### Instructions to follow
Any pictures in the records below must be left out when you repeat the lines from the line containing "Clone this chart in Plotly." through the line containing "fit_FC = [15.43, 12.93, 11.84, 10.23, 8.52, 7.70, 6.54]" exactly.

### Given records

+++++

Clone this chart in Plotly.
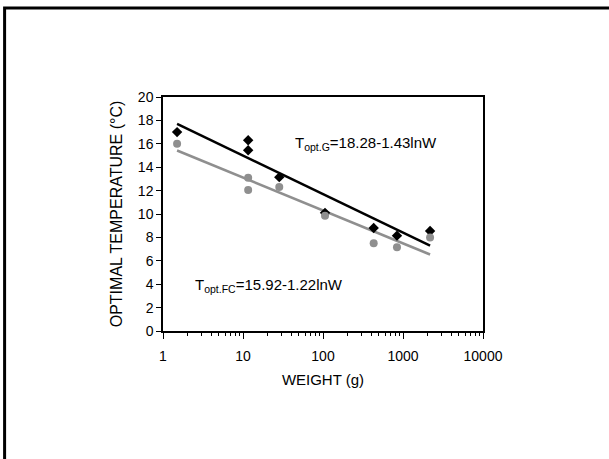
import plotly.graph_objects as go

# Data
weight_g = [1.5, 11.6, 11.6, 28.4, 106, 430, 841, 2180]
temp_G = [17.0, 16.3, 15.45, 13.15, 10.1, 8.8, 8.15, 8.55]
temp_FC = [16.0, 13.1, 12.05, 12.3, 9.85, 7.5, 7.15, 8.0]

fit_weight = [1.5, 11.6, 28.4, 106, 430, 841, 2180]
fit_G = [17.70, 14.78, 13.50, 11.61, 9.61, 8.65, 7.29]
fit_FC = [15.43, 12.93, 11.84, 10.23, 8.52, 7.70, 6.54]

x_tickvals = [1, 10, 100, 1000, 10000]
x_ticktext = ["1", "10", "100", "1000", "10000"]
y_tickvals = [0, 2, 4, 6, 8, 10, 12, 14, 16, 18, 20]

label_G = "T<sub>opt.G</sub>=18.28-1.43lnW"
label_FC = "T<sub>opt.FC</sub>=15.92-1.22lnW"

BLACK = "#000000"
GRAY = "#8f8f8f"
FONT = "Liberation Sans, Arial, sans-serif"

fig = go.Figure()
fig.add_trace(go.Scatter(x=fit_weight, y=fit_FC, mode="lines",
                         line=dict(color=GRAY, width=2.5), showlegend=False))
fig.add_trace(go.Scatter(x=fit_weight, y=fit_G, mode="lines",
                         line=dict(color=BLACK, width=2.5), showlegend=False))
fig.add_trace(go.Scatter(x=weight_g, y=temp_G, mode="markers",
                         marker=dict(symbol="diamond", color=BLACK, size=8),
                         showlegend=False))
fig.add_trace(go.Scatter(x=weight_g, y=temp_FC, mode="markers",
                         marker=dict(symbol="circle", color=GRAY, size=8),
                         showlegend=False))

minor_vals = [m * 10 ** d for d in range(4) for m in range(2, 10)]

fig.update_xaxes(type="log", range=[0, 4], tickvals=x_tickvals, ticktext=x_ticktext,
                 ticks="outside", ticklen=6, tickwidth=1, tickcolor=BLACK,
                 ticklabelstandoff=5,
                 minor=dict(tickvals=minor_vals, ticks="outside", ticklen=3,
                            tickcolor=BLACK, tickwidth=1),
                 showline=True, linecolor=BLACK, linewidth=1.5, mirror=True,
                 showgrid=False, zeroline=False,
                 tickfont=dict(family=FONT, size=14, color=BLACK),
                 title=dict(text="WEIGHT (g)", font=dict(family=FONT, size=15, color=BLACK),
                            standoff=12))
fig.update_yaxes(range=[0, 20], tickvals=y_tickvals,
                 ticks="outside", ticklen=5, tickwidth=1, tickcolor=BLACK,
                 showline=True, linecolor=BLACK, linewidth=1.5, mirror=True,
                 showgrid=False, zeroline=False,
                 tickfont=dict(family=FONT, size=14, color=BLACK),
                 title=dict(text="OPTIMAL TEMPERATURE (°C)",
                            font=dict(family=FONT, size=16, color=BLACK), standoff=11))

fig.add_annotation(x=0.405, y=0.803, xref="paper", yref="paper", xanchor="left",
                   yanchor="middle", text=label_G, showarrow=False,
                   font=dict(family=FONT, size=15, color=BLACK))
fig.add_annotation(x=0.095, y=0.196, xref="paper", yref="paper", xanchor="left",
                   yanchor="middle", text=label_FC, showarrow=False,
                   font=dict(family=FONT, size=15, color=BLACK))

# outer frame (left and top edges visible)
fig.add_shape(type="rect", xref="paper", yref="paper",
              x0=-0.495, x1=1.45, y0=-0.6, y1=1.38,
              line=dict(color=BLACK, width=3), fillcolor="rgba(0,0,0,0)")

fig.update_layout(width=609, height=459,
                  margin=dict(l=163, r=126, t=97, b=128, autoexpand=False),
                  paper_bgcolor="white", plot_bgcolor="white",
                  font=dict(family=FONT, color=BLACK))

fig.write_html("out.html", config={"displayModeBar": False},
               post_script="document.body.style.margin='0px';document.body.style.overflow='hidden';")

+++++

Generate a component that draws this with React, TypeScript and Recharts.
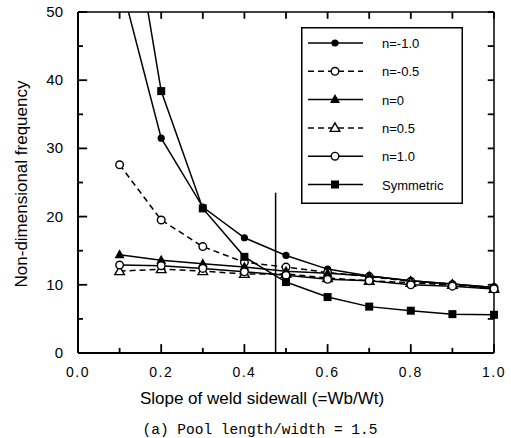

+++++

### Expected answer
Clone this chart in Plotly.
import plotly.graph_objects as go

# Data
weight_g = [1.5, 11.6, 11.6, 28.4, 106, 430, 841, 2180]
temp_G = [17.0, 16.3, 15.45, 13.15, 10.1, 8.8, 8.15, 8.55]
temp_FC = [16.0, 13.1, 12.05, 12.3, 9.85, 7.5, 7.15, 8.0]

fit_weight = [1.5, 11.6, 28.4, 106, 430, 841, 2180]
fit_G = [17.70, 14.78, 13.50, 11.61, 9.61, 8.65, 7.29]
fit_FC = [15.43, 12.93, 11.84, 10.23, 8.52, 7.70, 6.54]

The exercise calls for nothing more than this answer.